With retail inflation well within RBI's target range (after averaging 4.6% in FY 2024-25, it moderated to a 75-month low of 2.8% in May); robust manufacturing and services activity (India continues to record the highest PMI reading among major economies); and continued resilience in the agriculture sector (supported by bumper rabi harvests, higher summer crop acreage, and healthy reservoir levels), global optimism in India is amply justified.
This progress was despite a series of external shocks – the COVID-19 pandemic, geopolitical tensions, and weaponisation of trade and technology— upending the old premises and promises of global economic integration. These continue even today — while global trade and economic policy uncertainty have eased from historic highs in recent days, they remain elevated, and disinflation has stalled as the inflation in advanced economies continues above target (see Figures 3a and 3b).

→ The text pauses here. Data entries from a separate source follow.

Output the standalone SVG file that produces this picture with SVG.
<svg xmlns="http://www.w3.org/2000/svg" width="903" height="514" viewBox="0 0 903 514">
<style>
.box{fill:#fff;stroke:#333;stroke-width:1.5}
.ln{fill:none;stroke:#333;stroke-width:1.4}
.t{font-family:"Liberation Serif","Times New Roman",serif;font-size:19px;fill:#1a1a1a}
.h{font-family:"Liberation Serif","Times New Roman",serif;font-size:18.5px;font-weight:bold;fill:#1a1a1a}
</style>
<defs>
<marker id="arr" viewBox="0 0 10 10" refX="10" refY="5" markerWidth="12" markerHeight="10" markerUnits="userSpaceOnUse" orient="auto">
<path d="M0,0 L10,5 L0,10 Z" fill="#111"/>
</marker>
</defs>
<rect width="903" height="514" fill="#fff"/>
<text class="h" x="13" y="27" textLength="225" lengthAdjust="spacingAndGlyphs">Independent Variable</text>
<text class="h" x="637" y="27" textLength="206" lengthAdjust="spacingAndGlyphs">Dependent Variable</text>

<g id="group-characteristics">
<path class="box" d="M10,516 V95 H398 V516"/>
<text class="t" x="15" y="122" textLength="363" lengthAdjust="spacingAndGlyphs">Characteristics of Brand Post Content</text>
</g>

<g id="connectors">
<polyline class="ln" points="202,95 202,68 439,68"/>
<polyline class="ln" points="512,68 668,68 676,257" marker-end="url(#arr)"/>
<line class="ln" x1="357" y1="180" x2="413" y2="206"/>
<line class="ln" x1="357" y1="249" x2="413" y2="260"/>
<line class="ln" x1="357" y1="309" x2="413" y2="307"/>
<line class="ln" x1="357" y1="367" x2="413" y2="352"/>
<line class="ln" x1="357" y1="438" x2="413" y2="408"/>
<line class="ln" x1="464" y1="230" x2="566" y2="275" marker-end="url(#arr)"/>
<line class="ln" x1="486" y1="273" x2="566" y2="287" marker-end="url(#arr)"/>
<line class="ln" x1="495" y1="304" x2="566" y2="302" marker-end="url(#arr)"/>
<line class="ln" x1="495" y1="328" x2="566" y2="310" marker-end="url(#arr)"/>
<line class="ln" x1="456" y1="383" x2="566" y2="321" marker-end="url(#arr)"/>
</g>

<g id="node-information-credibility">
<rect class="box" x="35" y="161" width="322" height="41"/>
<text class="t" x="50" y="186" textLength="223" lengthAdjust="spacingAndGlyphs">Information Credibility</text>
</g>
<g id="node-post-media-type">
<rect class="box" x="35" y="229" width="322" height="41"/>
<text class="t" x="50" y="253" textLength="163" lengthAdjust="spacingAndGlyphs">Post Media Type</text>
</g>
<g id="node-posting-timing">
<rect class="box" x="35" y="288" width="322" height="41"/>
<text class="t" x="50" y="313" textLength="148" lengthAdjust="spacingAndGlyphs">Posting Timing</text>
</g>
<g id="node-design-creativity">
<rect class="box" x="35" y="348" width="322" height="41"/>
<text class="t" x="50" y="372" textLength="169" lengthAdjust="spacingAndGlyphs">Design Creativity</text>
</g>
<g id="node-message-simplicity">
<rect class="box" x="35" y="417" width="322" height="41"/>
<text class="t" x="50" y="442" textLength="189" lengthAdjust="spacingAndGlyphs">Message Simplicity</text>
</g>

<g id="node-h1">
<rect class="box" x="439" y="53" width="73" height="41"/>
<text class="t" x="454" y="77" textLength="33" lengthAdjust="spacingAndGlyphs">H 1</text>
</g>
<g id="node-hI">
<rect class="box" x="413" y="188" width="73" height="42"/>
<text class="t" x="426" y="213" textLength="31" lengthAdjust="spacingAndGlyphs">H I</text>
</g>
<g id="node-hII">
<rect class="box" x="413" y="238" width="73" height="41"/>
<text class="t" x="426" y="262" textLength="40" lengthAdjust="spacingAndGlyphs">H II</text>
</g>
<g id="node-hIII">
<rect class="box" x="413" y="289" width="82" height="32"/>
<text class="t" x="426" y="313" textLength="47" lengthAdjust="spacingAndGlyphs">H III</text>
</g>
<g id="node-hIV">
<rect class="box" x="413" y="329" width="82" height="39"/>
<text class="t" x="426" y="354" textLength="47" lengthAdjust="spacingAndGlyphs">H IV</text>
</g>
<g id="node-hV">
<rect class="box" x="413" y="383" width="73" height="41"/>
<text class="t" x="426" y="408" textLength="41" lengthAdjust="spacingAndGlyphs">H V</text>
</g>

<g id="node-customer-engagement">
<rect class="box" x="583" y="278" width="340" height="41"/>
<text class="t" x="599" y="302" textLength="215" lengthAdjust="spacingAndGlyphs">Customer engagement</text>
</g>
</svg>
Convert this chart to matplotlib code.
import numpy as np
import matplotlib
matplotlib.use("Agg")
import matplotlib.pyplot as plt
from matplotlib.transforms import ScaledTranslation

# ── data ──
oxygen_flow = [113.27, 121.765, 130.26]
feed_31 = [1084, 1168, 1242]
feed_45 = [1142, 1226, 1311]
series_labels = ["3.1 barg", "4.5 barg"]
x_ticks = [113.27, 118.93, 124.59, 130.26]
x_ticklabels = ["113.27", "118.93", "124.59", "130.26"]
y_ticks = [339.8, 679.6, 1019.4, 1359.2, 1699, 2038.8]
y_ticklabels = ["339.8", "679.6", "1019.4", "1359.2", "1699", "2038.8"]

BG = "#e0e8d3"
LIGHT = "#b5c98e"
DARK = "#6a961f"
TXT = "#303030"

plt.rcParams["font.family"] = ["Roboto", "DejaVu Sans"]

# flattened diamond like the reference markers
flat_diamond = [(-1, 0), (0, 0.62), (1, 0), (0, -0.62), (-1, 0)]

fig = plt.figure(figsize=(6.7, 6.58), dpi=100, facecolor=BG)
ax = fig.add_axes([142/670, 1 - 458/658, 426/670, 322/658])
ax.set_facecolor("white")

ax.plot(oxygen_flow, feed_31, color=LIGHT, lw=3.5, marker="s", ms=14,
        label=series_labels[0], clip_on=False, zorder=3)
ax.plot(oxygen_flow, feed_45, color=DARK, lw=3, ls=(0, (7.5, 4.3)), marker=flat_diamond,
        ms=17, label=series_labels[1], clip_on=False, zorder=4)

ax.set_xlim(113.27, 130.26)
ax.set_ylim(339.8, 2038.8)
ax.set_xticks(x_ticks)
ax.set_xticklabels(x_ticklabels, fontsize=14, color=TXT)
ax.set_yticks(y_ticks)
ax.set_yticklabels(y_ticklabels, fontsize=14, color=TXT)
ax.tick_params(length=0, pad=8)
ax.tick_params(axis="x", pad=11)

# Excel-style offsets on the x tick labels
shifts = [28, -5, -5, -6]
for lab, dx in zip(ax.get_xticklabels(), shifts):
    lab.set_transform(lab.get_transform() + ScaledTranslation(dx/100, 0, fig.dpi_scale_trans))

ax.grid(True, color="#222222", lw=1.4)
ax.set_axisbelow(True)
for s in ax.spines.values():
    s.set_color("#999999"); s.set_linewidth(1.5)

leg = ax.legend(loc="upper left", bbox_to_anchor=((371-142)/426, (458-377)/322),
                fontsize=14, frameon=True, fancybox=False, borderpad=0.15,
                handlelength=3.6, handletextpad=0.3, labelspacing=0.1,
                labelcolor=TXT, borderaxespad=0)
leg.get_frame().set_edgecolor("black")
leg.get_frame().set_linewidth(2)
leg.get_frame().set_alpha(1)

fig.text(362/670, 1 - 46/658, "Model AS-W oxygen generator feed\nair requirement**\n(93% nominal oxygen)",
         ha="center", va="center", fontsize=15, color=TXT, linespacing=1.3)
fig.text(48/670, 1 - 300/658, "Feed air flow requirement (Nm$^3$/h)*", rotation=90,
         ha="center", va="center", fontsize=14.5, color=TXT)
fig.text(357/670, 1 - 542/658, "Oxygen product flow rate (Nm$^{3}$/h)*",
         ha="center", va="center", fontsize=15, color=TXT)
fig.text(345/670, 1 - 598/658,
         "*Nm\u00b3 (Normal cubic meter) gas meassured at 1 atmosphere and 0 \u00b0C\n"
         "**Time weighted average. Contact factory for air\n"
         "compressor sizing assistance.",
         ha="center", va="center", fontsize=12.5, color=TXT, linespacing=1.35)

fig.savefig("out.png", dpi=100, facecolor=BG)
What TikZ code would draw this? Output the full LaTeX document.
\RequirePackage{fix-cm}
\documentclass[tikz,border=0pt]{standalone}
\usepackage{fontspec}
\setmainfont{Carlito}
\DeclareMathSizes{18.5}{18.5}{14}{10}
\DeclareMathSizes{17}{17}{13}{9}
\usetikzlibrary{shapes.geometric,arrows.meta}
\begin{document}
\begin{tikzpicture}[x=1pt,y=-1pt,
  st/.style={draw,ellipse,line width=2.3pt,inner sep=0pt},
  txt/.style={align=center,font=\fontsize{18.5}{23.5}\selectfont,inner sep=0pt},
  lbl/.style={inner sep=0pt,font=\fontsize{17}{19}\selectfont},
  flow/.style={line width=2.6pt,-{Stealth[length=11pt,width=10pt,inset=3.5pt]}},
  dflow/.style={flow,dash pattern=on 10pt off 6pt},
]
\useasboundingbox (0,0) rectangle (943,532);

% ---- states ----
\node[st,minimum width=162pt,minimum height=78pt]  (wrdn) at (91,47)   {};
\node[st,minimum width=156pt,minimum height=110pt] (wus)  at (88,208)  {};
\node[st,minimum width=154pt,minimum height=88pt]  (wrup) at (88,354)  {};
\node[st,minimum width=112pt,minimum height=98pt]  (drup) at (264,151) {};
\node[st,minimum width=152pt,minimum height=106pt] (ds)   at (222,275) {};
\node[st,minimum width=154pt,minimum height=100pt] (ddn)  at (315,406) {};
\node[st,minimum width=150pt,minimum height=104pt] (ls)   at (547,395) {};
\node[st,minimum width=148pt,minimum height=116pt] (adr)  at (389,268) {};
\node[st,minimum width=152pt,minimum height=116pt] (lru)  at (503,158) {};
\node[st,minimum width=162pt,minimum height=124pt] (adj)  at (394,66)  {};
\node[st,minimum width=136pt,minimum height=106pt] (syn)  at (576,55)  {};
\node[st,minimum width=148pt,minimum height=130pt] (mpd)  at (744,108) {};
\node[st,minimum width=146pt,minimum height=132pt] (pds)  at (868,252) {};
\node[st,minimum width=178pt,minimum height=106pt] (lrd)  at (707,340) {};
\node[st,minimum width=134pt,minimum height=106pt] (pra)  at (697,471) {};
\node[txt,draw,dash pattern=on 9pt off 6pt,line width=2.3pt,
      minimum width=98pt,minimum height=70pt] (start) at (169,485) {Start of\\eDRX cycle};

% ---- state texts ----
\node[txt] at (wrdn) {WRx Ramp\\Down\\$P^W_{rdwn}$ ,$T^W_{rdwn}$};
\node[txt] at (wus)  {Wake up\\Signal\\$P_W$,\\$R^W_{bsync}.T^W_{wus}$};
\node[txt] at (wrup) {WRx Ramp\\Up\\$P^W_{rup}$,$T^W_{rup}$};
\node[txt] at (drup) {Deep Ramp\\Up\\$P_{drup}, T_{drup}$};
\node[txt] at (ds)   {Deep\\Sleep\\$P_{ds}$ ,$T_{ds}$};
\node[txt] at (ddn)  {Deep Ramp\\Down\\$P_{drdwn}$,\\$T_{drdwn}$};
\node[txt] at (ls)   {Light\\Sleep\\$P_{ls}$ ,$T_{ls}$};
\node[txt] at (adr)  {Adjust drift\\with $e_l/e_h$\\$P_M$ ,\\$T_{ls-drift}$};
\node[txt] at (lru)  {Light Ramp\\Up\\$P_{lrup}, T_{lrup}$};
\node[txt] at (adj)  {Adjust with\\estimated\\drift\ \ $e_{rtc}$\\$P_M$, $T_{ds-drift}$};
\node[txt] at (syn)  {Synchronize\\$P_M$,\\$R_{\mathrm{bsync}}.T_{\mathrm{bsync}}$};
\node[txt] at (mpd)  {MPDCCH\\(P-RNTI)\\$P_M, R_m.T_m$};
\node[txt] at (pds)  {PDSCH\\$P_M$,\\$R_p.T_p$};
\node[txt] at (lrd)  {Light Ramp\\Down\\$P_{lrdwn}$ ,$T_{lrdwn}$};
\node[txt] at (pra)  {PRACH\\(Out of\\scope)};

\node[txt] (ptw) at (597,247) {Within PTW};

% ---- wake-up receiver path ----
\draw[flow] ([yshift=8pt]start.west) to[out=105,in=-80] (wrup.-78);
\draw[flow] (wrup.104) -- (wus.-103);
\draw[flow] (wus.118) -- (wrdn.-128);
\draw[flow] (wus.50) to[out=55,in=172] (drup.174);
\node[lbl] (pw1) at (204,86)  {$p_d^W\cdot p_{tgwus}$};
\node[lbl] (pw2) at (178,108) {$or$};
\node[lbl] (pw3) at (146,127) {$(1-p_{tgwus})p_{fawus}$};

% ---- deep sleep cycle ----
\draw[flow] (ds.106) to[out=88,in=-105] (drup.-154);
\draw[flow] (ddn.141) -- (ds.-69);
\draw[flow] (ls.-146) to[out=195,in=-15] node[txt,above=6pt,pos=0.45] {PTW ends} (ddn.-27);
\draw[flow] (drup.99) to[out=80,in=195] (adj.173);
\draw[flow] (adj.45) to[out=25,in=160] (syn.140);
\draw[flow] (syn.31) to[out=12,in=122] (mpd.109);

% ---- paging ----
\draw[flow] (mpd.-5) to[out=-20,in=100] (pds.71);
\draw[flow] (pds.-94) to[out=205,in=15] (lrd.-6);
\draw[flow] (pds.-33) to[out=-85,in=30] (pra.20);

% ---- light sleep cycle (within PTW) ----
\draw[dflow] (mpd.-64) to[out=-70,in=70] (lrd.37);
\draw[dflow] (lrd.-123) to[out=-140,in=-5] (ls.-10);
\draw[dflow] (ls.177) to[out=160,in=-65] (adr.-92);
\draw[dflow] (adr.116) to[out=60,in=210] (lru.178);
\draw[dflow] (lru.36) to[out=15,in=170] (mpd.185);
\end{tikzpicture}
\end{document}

India's ability to stand out as a beacon of stability has been driven by a consistent reform agenda which focused on repair and capacity-building, trusting in the creative ingenuity of our people to find answers to the country's challenges. As PM Modi said in his first address from the ramparts of Red Fort: 'this nation has neither been built by political leaders nor by rulers nor by governments. This nation has been built by our farmers, our workers, our mothers and sisters, our youth.'
From the digital payment revolution initiated by UPI (achieving transaction volumes of over 185 billion in FY25) to the entrepreneurial appetite revealed by MUDRA loan uptake (cumulative disbursements of over ₹33 lakh crore to 53 crore+ loan accounts), the last 11 years have shown the heights our economy can reach when we combine trust-based governance with systematic reduction of regulatory burden and an expansion of public goods.
Challenges to the globalisation era today create stronger headwinds than have been experienced in living memory. However, the 'nation-first' leadership under PM Modi have instilled confidence in India's ability to navigate uncertainty. The 'five balance sheet advantage' anchors India's resilience and high-growth momentum, while continued trust-based governance and reforms guide our journey to the goal of Viksit Bharat by 2047.